Case ID: f-supp_322/html/1278-01.html
Source: Caselaw Access Project
Author: {"author": "O’KELLEY, District Judge.", "license": "Public Domain", "url": "https://static.case.law/"}
Date Created: 2024-08-24T03:29:51.129683

Ernest Lawrence HICKMAN v. D. M. OWENS et al.
    Civ. A. No. 14732.
    United States District Court, N. D. Georgia, Atlanta Division.
    March 4, 1971.
    Horace E. Hill, Daytona Beach, Fla., for plaintiff.
    W. M. Mathews, Jr., Atlanta, Ga., for defendants.
   ORDER

O’KELLEY, District Judge.

This petition for injunctive relief came on to be heard upon the pleadings, testimony of witnesses, introduction of evidence and statements by counsel in open court. Jurisdiction is predicated upon diversity of citizenship. The A. M.E, Church is a Pennsylvania corporation which has minimum contacts with Georgia through its property holdings, Morris Brown College, Ministers and Officers traveling into Georgia, and its Presiding Bishop. The amount in controversy exceeds $10,000 for the reason that petitioner’s contract rights are involved. His annual salary exceeds $10,-000.

The defendants have filed a Motion to Dismiss on the ground, inter alia, that plaintiff has not exhausted his remedies within the laws of the church.

Petitioner requested relief upon the ground that he expects to be tried by an ecclesiastical trial court of the African Methodist Episcopal Church, of which he is a Bishop, upon the charges of misfeasance or malfeasance in his office as Bishop. He alleges that this Court has the power to prevent said trial if it finds that he has been denied his administrative remedies to which he is entitled under procedural guidelines set forth in the A.M.E. Discipline (1968 Ed.), which was admitted into evidence as Exhibit 1.

The Court finds from the testimony of the witnesses, from the pleadings facially, and from the A.M.E. Discipline that petitioner has the right to appeal any conviction by the ecclesiastical trial committee to the Judicial Council and then to the General Conference. A.M.E. Discipline, p. 425.

Testimony elicited and statements of counsel reflect that petitioner has not been tried before any ecclesiastical body, but charges are pending at this point.
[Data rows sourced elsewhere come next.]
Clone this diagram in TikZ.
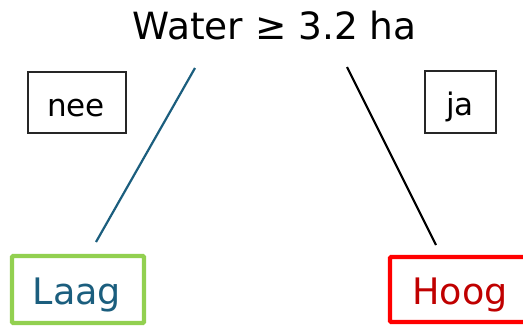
\documentclass[tikz,border=0pt]{standalone}
\usepackage{fontspec}
\setmainfont{DejaVu Sans}
\definecolor{teal1}{HTML}{1B5E7E}
\definecolor{grn}{HTML}{92D050}
\definecolor{drk}{HTML}{C00000}
\begin{document}
\begin{tikzpicture}[x=1pt,y=-1pt,
  lbl/.style={draw=black!85,line width=1.5pt,inner sep=0pt},
  leaf/.style={line width=4.2pt,inner sep=0pt,fill=white,rounded corners=1pt},
  edge/.style={line width=2.2pt}]
\useasboundingbox (0,0) rectangle (523,327);
\node[anchor=base,font=\fontsize{37.5}{42}\selectfont] (root) at (274.5,39.5) {Water ≥ 3.2 ha};
\node[lbl,minimum width=98pt,minimum height=61pt] (neebox) at (77,102.5) {};
\node[anchor=base,font=\fontsize{31}{36}\selectfont] (nee) at (76,116.5) {nee};
\node[lbl,minimum width=71pt,minimum height=62pt] (jabox) at (460.5,102) {};
\node[anchor=base,font=\fontsize{31}{36}\selectfont] (ja) at (460,115) {ja};
\node[leaf,draw=grn,minimum width=132pt,minimum height=67pt] (laagbox) at (78,289.5) {};
\node[anchor=base,text=teal1,font=\fontsize{36.5}{40}\selectfont] (laag) at (77,304) {Laag};
\node[leaf,draw=red,minimum width=140pt,minimum height=65pt] (hoogbox) at (460,289.5) {};
\node[anchor=base,text=drk,font=\fontsize{36.5}{40}\selectfont] (hoog) at (460,304) {Hoog};
\coordinate (l1) at (195,68);
\coordinate (l2) at (96,242);
\coordinate (r1) at (347,67);
\coordinate (r2) at (436,245);
\draw[edge,teal1] (l1) -- (l2);
\draw[edge,black] (r1) -- (r2);
\end{tikzpicture}
\end{document}
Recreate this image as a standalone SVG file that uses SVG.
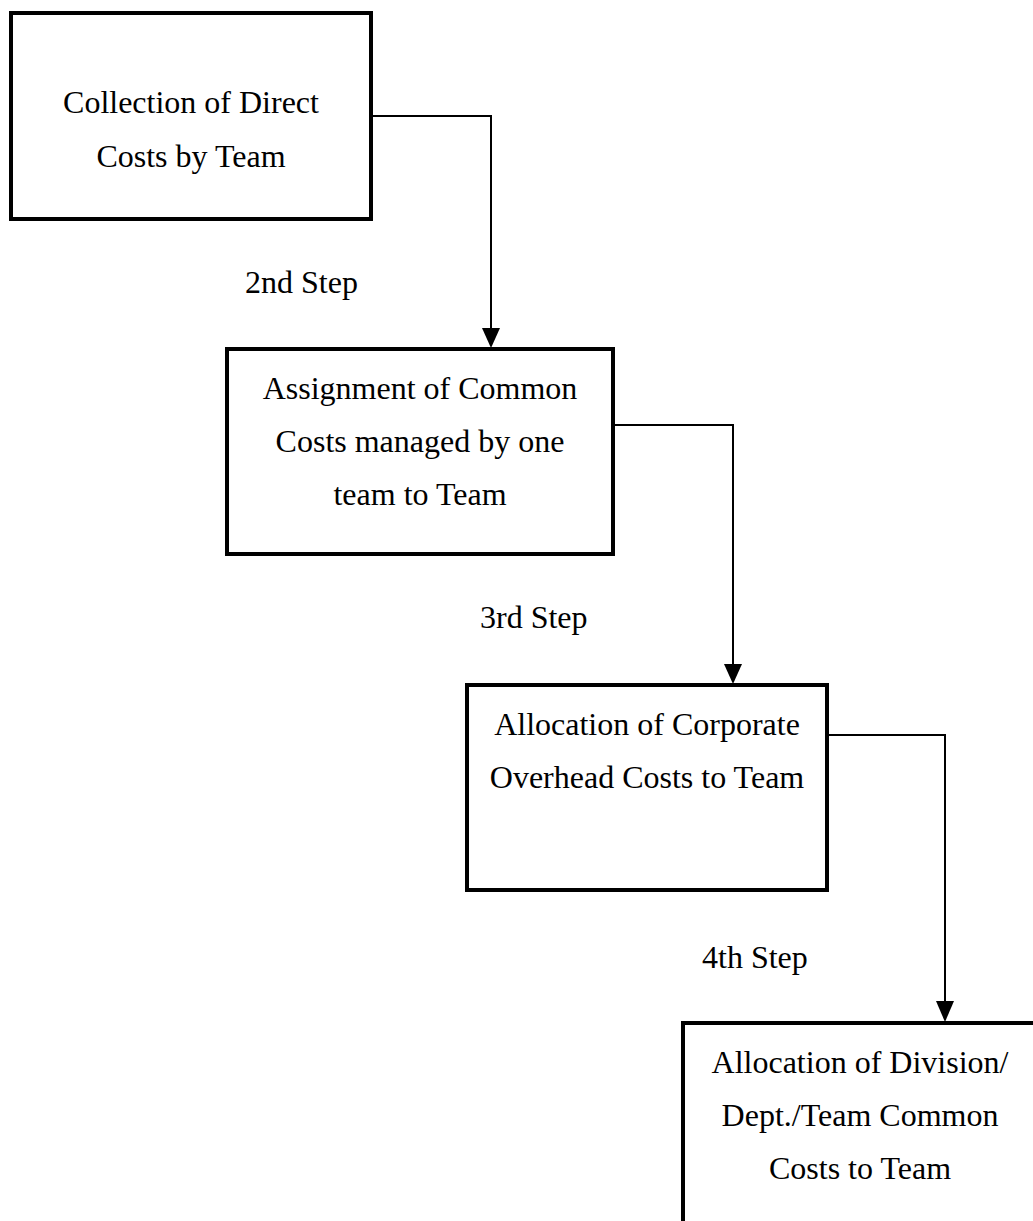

The Court finds that petitioner has not exhausted his administrative remedies within the A.M.E. Church. Notwithstanding his allegations that there has not been strict adherence to the requisite procedures outlined in the A.M.E. Discipline, the Court considers the right to appeal within the structure of the Church a remedy which he must exhaust before he may turn to the civil courts. Petitioner is not entitled to judicial relief for supposed or threatened injury until prescribed administrative remedies have been exhausted. Bedenbaugh v. National Sur. Corp., D.C., Ga., 1955, 130 F.Supp. 108.

Because of the hazards of free development of religious doctrine and of implicating secular interests in matters of purely ecclesiastical concern, the First Amendment enjoins the employment of organs of government for essentially religious purposes. Presbyterian Church in United States v. Mary Elizabeth Blue Hull Memorial Presbyterian Church, 1969, 393 U.S. 440, 89 S.Ct. 601, 21 L.Ed.2d 658. If petitioner’s trial is not conducted according to the mechanics set forth in the Discipline, or if he does not receive a full, fair, and impartial hearing and if he is surprised or prejudiced he would have a standing to contest the irregular mechanics of the procedure, Cf. LeDuc v. Normal Park Presbyterian Church, C.C.A. 7, 1944, 142 F.2d 105, though not the policy, discipline or usages of the organization. Evangelical Lutheran Synod of Kansas, etc. v. First English Lutheran Church, etc., D.C., Okl., 1943, 47 F.Supp. 954, reversed 10 Cir., 135 F.2d 701, cert. den. 320 U.S. 757, 64 S.Ct. 65, 88 L.Ed. 451.

The Court concludes that petitioner has not exhausted his administrative remedies and has not shown that the remedies are inadequate. Accordingly, the petition for injunctive relief is denied, and the Motion to Dismiss is granted.

It is so ordered this 4th day of March, 1971.